Он попробовал вытащить из рукава руку — стало больно.
— Что же это такое?.. — вслух с тоской спросил он, беспомощно оглядываясь вокруг. Увидел гвоздь, увидел кровь и почувствовал, что не хочет, не может сюда возвращаться.
Он попробовал встать. Ноги затекли, голова кружилась, но все же он выпрямился, прижимаясь к стене. «Эх, покурить бы…»
Снова хлопнула дверь, появился знакомый мужик и сказал, переведя дух:
— Это… Я «скорую» вызвал. А?
— Зря, — сказал Ковалев.
— Не, не зря… Ты как, нормально, да?
— Нормально. Спасибо. Пойду я…
— Э, нет уж, брат. «Пойду»… Ты уж погоди теперь. Они обещали быстро… Подъедут — а ты где? Тебе, может, лечение требуется.

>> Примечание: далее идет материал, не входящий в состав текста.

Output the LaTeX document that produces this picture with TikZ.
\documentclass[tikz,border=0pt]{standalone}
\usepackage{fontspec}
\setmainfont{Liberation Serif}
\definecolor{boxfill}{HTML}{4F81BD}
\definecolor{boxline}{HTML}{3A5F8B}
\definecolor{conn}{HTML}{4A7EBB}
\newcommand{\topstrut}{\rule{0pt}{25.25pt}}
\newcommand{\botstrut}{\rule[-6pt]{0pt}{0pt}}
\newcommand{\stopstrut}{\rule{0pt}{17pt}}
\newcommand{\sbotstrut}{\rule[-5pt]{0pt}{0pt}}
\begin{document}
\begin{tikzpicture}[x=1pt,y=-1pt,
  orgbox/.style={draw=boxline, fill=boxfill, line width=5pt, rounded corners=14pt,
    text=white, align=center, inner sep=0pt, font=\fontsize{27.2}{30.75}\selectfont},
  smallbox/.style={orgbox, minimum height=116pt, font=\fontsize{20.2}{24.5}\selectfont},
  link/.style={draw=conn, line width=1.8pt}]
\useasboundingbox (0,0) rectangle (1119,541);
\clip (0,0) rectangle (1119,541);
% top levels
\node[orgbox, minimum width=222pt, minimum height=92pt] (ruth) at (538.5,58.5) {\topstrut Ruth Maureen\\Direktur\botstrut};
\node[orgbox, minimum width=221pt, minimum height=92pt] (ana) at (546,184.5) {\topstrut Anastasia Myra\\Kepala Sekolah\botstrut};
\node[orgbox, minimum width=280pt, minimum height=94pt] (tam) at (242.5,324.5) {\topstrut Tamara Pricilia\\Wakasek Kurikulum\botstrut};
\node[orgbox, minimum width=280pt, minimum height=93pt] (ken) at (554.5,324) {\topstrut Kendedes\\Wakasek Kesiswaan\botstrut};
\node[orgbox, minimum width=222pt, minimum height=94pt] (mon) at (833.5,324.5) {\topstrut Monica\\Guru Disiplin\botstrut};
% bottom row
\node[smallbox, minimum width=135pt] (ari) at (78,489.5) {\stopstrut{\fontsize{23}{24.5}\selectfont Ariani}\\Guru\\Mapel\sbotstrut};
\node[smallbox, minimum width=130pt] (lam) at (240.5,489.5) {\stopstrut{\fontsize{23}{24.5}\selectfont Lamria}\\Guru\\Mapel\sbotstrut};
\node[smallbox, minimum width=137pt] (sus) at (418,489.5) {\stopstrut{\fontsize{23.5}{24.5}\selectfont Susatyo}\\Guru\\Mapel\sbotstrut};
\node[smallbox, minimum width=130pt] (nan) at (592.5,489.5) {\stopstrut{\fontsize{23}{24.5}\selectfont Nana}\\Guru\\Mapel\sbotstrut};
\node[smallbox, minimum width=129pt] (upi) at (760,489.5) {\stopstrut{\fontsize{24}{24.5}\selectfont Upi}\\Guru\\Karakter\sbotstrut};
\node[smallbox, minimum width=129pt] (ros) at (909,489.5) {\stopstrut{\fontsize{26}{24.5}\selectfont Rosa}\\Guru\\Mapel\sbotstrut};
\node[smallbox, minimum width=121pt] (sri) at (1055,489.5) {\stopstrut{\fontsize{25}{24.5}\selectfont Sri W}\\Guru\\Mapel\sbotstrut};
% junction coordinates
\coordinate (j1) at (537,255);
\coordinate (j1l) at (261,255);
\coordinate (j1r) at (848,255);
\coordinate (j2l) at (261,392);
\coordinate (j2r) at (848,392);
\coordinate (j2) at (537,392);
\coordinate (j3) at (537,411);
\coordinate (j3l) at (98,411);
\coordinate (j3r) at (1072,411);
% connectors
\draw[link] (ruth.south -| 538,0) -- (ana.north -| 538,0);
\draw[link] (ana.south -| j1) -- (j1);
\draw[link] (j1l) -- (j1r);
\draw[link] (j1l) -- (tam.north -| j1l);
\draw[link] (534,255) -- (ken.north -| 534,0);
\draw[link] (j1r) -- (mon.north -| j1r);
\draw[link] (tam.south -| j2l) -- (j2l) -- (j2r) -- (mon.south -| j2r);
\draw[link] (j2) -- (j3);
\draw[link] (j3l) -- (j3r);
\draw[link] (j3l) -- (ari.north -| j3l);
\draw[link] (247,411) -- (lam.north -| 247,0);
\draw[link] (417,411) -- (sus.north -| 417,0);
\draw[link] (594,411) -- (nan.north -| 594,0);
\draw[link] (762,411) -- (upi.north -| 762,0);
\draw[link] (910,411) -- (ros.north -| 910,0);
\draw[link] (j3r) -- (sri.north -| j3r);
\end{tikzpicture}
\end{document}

— Ничего мне не требуется… А, стой. Закурить есть?
— Не курю. Третий год не курю — бросил, — радостно сообщил он. — Жена запилила, да и врачи… Вот и не курю.
Ковалев вздохнул и начал медленно спускаться по ступенькам.
— Ты куда? — насторожился мужчина.
— На улицу. Воздухом подышу…
Он вышел — и сейчас же зажмурился от яркого солнца. Нестерпимо сияло солнце и нестерпимо блестел снег, и ослепительным было прозрачное синее небо. Возле подъезда с криком суетились воробьи.
Ковалев сел на скамейку. Голова кружилась, а казалось, будто кружится, искрясь, снег, и темные ветви деревьев ходили над ним хороводом.
Ему вдруг стало хорошо и спокойно. Он вспомнил, что здесь, рядом, в соседнем подъезде живет Ирина, которую он любил, и перед которой будет теперь виноват вечно. И это хорошо: лучше жить с ощущением вины, чем с желанием судить и наказывать. А она — добрая. Она уже все ему простила.
И мир вокруг — он тоже добрый. Ведь мир живой.
А почему он живой — этот мир? Вот эти деревья? Этот дом? Скамейка? Она ведь тоже живая.
Все, что уходит, все, что стареет, что со временем истирается, исчезает — все это живое. Вещи вокруг человека — живые. И вещи любят его, человека, любят, — и поэтому умирают.